Secondly, McDonald’s has made millions through its just-in-time process which means that goods and services are availed to customers when required (Rodrigues et al., 2015). The restaurant doesn’t begin to prepare let’s say a burger before a customer makes an order. The company has adopted technology such as bun toaster which makes it easy to make products Also, through lean production, waste is minimized which therefore leads to a dependable, low cost, high quality and faster operation (Thapa & Silvestrov, 2016).

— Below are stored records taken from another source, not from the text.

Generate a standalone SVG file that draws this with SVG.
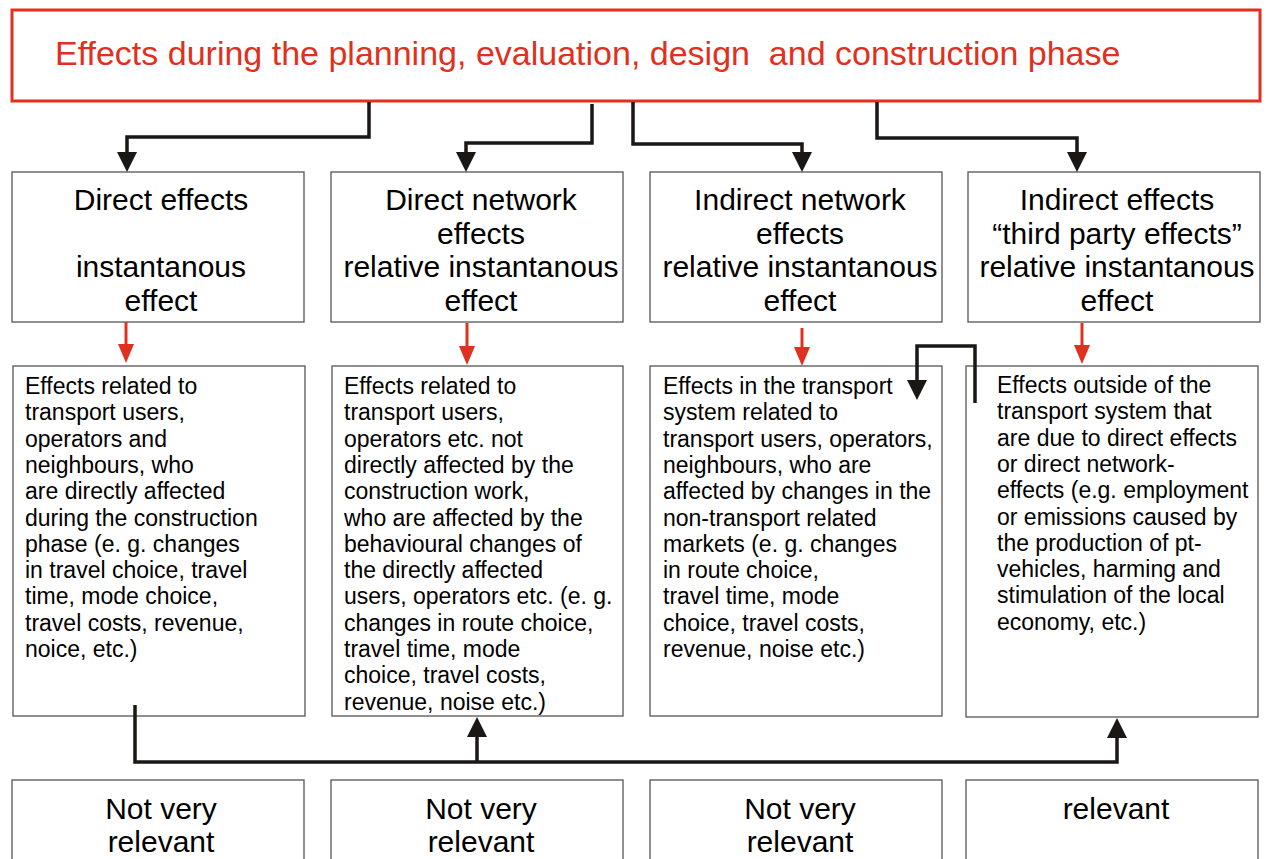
<svg xmlns="http://www.w3.org/2000/svg" width="1266" height="859" viewBox="0 0 1266 859">
<style>
.box{fill:#fff;stroke:#555;stroke-width:1.3}
.head{font-family:"Liberation Sans",Arial,sans-serif;font-size:30px;fill:#000;text-anchor:middle}
.body{font-family:"Liberation Sans",Arial,sans-serif;font-size:23px;fill:#000}
.con{fill:none;stroke:#1a1715;stroke-width:3.5}
.red{fill:none;stroke:#e03020;stroke-width:3}
</style>
<defs>
<marker id="ab" markerUnits="userSpaceOnUse" markerWidth="20" markerHeight="20" refX="0" refY="10" orient="auto" viewBox="0 0 20 20"><path d="M0,0 L20,10 L0,20 Z" fill="#1a1715"/></marker>
<marker id="ar" markerUnits="userSpaceOnUse" markerWidth="19" markerHeight="16" refX="0" refY="8" orient="auto" viewBox="0 0 19 16"><path d="M0,0 L19,8 L0,16 Z" fill="#e03020"/></marker>
</defs>
<rect width="1266" height="859" fill="#fff"/>
<g id="title">
<rect x="12" y="10" width="1248" height="91" fill="#fff" stroke="#e03020" stroke-width="3"/>
<text x="55" y="65" font-family="Liberation Sans, Arial, sans-serif" font-size="34" fill="#e03020" xml:space="preserve">Effects during the planning, evaluation, design  and construction phase</text>
</g>
<g id="h1"><rect class="box" x="12" y="172" width="292" height="150"/>
<text class="head"><tspan x="161" y="210">Direct effects</tspan><tspan x="161" y="277">instantanous</tspan><tspan x="161" y="311">effect</tspan></text></g>
<g id="h2"><rect class="box" x="331" y="172" width="292" height="150"/>
<text class="head"><tspan x="481" y="210">Direct network</tspan><tspan x="481" y="244">effects</tspan><tspan x="481" y="277">relative instantanous</tspan><tspan x="481" y="311">effect</tspan></text></g>
<g id="h3"><rect class="box" x="650" y="172" width="292" height="150"/>
<text class="head"><tspan x="800" y="210">Indirect network</tspan><tspan x="800" y="244">effects</tspan><tspan x="800" y="277">relative instantanous</tspan><tspan x="800" y="311">effect</tspan></text></g>
<g id="h4"><rect class="box" x="968" y="172" width="292" height="150"/>
<text class="head"><tspan x="1117" y="210">Indirect effects</tspan><tspan x="1117" y="244">“third party effects”</tspan><tspan x="1117" y="277">relative instantanous</tspan><tspan x="1117" y="311">effect</tspan></text></g>
<g id="d1"><rect class="box" x="13" y="366" width="292" height="350"/>
<text class="body"><tspan x="25" y="394">Effects related to</tspan><tspan x="25" y="420.3">transport users,</tspan><tspan x="25" y="446.6">operators and</tspan><tspan x="25" y="472.9">neighbours, who</tspan><tspan x="25" y="499.2">are directly affected</tspan><tspan x="25" y="525.5">during the construction</tspan><tspan x="25" y="551.8">phase (e. g. changes</tspan><tspan x="25" y="578.1">in travel choice, travel</tspan><tspan x="25" y="604.4">time, mode choice,</tspan><tspan x="25" y="630.7">travel costs, revenue,</tspan><tspan x="25" y="657">noice, etc.)</tspan></text></g>
<g id="d2"><rect class="box" x="332" y="366" width="291" height="350"/>
<text class="body"><tspan x="344" y="394">Effects related to</tspan><tspan x="344" y="420.3">transport users,</tspan><tspan x="344" y="446.6">operators etc. not</tspan><tspan x="344" y="472.9">directly affected by the</tspan><tspan x="344" y="499.2">construction work,</tspan><tspan x="344" y="525.5">who are affected by the</tspan><tspan x="344" y="551.8">behavioural changes of</tspan><tspan x="344" y="578.1">the directly affected</tspan><tspan x="344" y="604.4">users, operators etc. (e. g.</tspan><tspan x="344" y="630.7">changes in route choice,</tspan><tspan x="344" y="657">travel time, mode</tspan><tspan x="344" y="683.3">choice, travel costs,</tspan><tspan x="344" y="709.6">revenue, noise etc.)</tspan></text></g>
<g id="d3"><rect class="box" x="650" y="366" width="292" height="350"/>
<text class="body"><tspan x="663" y="394">Effects in the transport</tspan><tspan x="663" y="420.3">system related to</tspan><tspan x="663" y="446.6">transport users, operators,</tspan><tspan x="663" y="472.9">neighbours, who are</tspan><tspan x="663" y="499.2">affected by changes in the</tspan><tspan x="663" y="525.5">non-transport related</tspan><tspan x="663" y="551.8">markets (e. g. changes</tspan><tspan x="663" y="578.1">in route choice,</tspan><tspan x="663" y="604.4">travel time, mode</tspan><tspan x="663" y="630.7">choice, travel costs,</tspan><tspan x="663" y="657">revenue, noise etc.)</tspan></text></g>
<g id="d4"><rect class="box" x="966" y="366" width="292" height="351"/>
<text class="body"><tspan x="997" y="393">Effects outside of the</tspan><tspan x="997" y="419.3">transport system that</tspan><tspan x="997" y="445.6">are due to direct effects</tspan><tspan x="997" y="471.9">or direct network-</tspan><tspan x="997" y="498.2">effects (e.g. employment</tspan><tspan x="997" y="524.5">or emissions caused by</tspan><tspan x="997" y="550.8">the production of pt-</tspan><tspan x="997" y="577.1">vehicles, harming and</tspan><tspan x="997" y="603.4">stimulation of the local</tspan><tspan x="997" y="629.7">economy, etc.)</tspan></text></g>
<g id="r1"><rect class="box" x="12" y="780" width="292" height="100"/>
<text class="head"><tspan x="161" y="819">Not very</tspan><tspan x="161" y="852">relevant</tspan></text></g>
<g id="r2"><rect class="box" x="331" y="780" width="292" height="100"/>
<text class="head"><tspan x="481" y="819">Not very</tspan><tspan x="481" y="852">relevant</tspan></text></g>
<g id="r3"><rect class="box" x="650" y="780" width="292" height="100"/>
<text class="head"><tspan x="800" y="819">Not very</tspan><tspan x="800" y="852">relevant</tspan></text></g>
<g id="r4"><rect class="box" x="966" y="780" width="292" height="100"/>
<text class="head"><tspan x="1116" y="819">relevant</tspan></text></g>
<g id="connectors">
<path class="con" d="M369,102 V137 H127 V152" marker-end="url(#ab)"/>
<path class="con" d="M592,104 V143 H466 V152" marker-end="url(#ab)"/>
<path class="con" d="M633,102 V144 H802 V152" marker-end="url(#ab)"/>
<path class="con" d="M877,102 V138 H1077 V152" marker-end="url(#ab)"/>
<path class="red" d="M126,322 V344" marker-end="url(#ar)"/>
<path class="red" d="M467,323 V346" marker-end="url(#ar)"/>
<path class="red" d="M802,328 V347" marker-end="url(#ar)"/>
<path class="red" d="M1082,323 V345" marker-end="url(#ar)"/>
<path class="con" d="M975,403 V346 H917 V380" marker-end="url(#ab)"/>
<path class="con" d="M135,705 V762 H1117 V738" marker-end="url(#ab)"/>
<path class="con" d="M477,762 V737" marker-end="url(#ab)"/>
</g>
</svg>
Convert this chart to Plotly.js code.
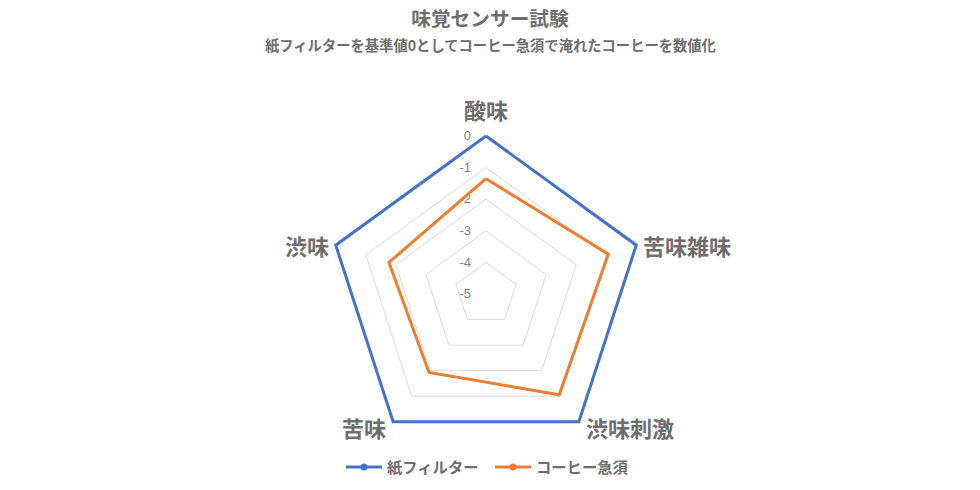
<!DOCTYPE html>
<html>
<head>
<meta charset="utf-8">
<script src="https://cdn.plot.ly/plotly-3.0.1.min.js"></script>
<style>
  html, body { margin: 0; padding: 0; background: #fff; }
  #chart { width: 980px; height: 490px; }
</style>
</head>
<body>
<div id="chart"></div>
<script>
// taste axes, clockwise from the top
var categories = ["酸味", "苦味雑味", "渋味刺激", "苦味", "渋味"];
var seriesNames = ["紙フィルター", "コーヒー急須"];
var paperFilter = [0, 0, 0, 0, 0];
var coffeeKyusu = [-1.35, -0.93, -1.06, -1.93, -1.77];
var radialTicks = [0, -1, -2, -3, -4, -5];

var jpFont = '"Noto Sans CJK JP", "Noto Sans", sans-serif';
var gray = "#6e6e6e";

var W = 980, H = 490;
// polar placement: centre and the pixel radius of r = 0
var cx = 486, cy = 294, R0 = 158;
var rMin = -5, rMax = 0.1;   // a bit of headroom so the outer line is not clipped
var Rfull = R0 * (rMax - rMin) / (0 - rMin);

// close the loop so the last point joins the first
function closed(arr) {
    return arr.concat([arr[0]]);
}

var data = [
    {
        type: "scatterpolar",
        name: seriesNames[0],
        r: closed(paperFilter),
        theta: closed(categories),
        mode: "lines+markers",
        line: { color: "#4472C4", width: 3 },
        marker: { color: "#4472C4", size: 7 },
        hoverinfo: "skip"
    },
    {
        type: "scatterpolar",
        name: seriesNames[1],
        r: closed(coffeeKyusu),
        theta: closed(categories),
        mode: "lines+markers",
        line: { color: "#ED7D31", width: 3 },
        marker: { color: "#ED7D31", size: 7 },
        hoverinfo: "skip"
    }
];

// category labels placed Excel-style beside each outer vertex
var labelNotes = categories.map(function (c, i) {
    var a = (90 - 360 / categories.length * i) * Math.PI / 180;
    var ca = Math.cos(a), sa = Math.sin(a);
    var note = {
        text: c,
        xref: "paper", yref: "paper",
        x: (cx + R0 * ca) / W,
        y: (H - cy + R0 * sa) / H,
        showarrow: false,
        font: { family: jpFont, size: 22, color: gray, weight: "bold" }
    };
    if (sa > 0.5) {
        note.xanchor = "center"; note.yanchor = "bottom"; note.yshift = 9;
    } else {
        note.xanchor = ca > 0 ? "left" : "right";
        note.yanchor = "middle";
        note.xshift = ca > 0 ? 5 : -5;
        note.yshift = sa < 0 ? -5 : 0;
    }
    return note;
});

var layout = {
    width: W,
    height: H,
    margin: { l: 0, r: 0, t: 0, b: 0 },
    paper_bgcolor: "#ffffff",
    font: { family: jpFont, color: gray },
    title: {
        text: "味覚センサー試験",
        font: { family: jpFont, size: 19.7, color: gray, weight: "bold" },
        x: 0.5,
        xanchor: "center",
        y: 0.962,
        yanchor: "middle"
    },
    annotations: [{
        text: "紙フィルターを基準値0としてコーヒー急須で淹れたコーヒーを数値化",
        xref: "paper", yref: "paper",
        x: 0.5, y: 0.91,
        xanchor: "center", yanchor: "middle",
        showarrow: false,
        font: { family: jpFont, size: 14.3, color: gray, weight: "bold" }
    }].concat(labelNotes),
    polar: {
        domain: {
            x: [(cx - Rfull) / W, (cx + Rfull) / W],
            y: [(H - cy - Rfull) / H, (H - cy + Rfull) / H]
        },
        gridshape: "linear",
        bgcolor: "rgba(0,0,0,0)",
        radialaxis: {
            range: [rMin, rMax],
            tickvals: radialTicks,
            ticktext: radialTicks.map(String),
            angle: 90,
            tickangle: 90,
            side: "counterclockwise",
            showline: false,
            ticks: "outside",
            ticklen: 10,
            tickcolor: "rgba(0,0,0,0)",
            layer: "below traces",
            gridcolor: "#dcdcdc",
            gridwidth: 1,
            tickfont: { family: "Liberation Sans, Arial, sans-serif", size: 13, color: "#808080" }
        },
        angularaxis: {
            direction: "clockwise",
            rotation: 90,
            showgrid: false,
            showline: false,
            showticklabels: false,
            ticks: ""
        }
    },
    showlegend: true,
    legend: {
        orientation: "h",
        x: 0.5,
        xanchor: "center",
        y: 0.047,
        yanchor: "middle",
        font: { family: jpFont, size: 15.3, color: gray, weight: "bold" },
        itemwidth: 36,
        entrywidth: 98,
        entrywidthmode: "pixels"
    }
};

Plotly.newPlot("chart", data, layout, { displayModeBar: false, staticPlot: true });
</script>
</body>
</html>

Another way McDonald’s has put in place control mechanisms is through the introduction of less fatty foods in its menu such as salads. This comes against a backdrop of criticism from policymakers who claim the restaurant's foods lead to obesity (Smagghe, 2014). Criticisms create an unconducive working environment hence by diverting attention, McDonald’s can focus more on providing healthy and high quality food. Control mechanisms play a vital role in helping a business stand out in the market in which it operates. Similarly, control mechanisms affect organization functions such as organizing, planning and controlling (Rodrigues et al., 2015).
Operation management is a practice found in every organization. It centers on processes that transform inputs into outputs. McDonald’s is a household name in many parts of the world. In its operation strategy, the restaurant focuses improving quality, reducing costs and process innovation in every operational aspect of the organization. Employees work together to achieve the objectives set by the joint. Every process adopted by McDonald’s takes into account customers’ needs of quick service delivery and high quality products. When it comes to suppliers, McDonald’s has forged a relationship full of trust and transparency as far as communication and decision making is concerned.